Just a couple of things for those people writing software (ok, ok, games), particularly for the iPhone but these thoughts perhaps apply just as much to Xbox Live Arcade, that would make them leagues better in my eyes:
1) I'm mobile, I have little time. I want the software to start quickly and be playable, if it's a game, very, very quickly. I don't much care about your logos, your branding, your studio names and whatever. Maybe you can display that the first time, but please don't doing it every time. Aurora Feint? 30 seconds to start? I'm already on the tube and off again before you've even started. If you must do something in the background, have a loading bar so that I know what's going on. But better still, load only what you need.
2) Autosave whenever I exit. If a call comes in, or I need to switch out to do a text or just need to hop off the tube, I want the last thing you do to be to save status just as I press the home button. I don't want to be at the end of a level, at a particular place or whatever, I just want it to save so that I can carry on when I restart.
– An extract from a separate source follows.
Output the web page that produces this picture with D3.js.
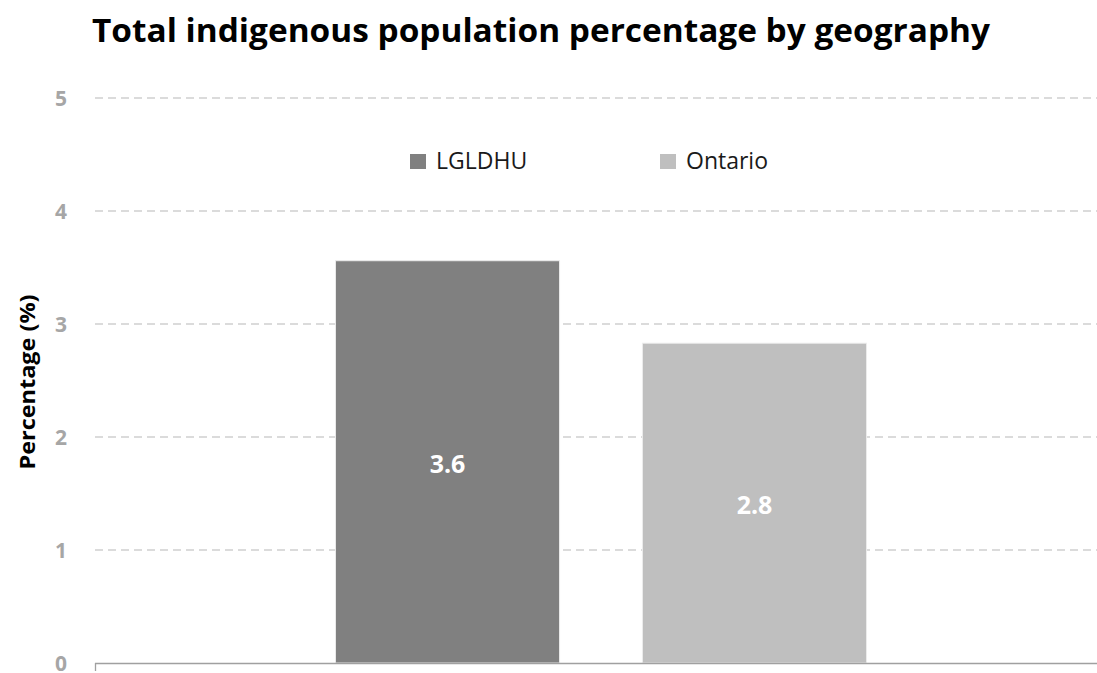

But these are early days and the potential is enormous; new platforms can take years or more to come into their own - let's hope with the horsepower being applied to the iPhone and now to Xbox, that time period is massively compressed. In the background I'm downloading the 1.2GB Apple SDK. I haven't the faintest idea what Objective C is and I probably haven't got the time to figure it all out, but I wanted to get a sense of how it is, nearly 20 years on, now that PEEK and POKE are relics of the past. Don't hold your breath for my first code since probably 1983.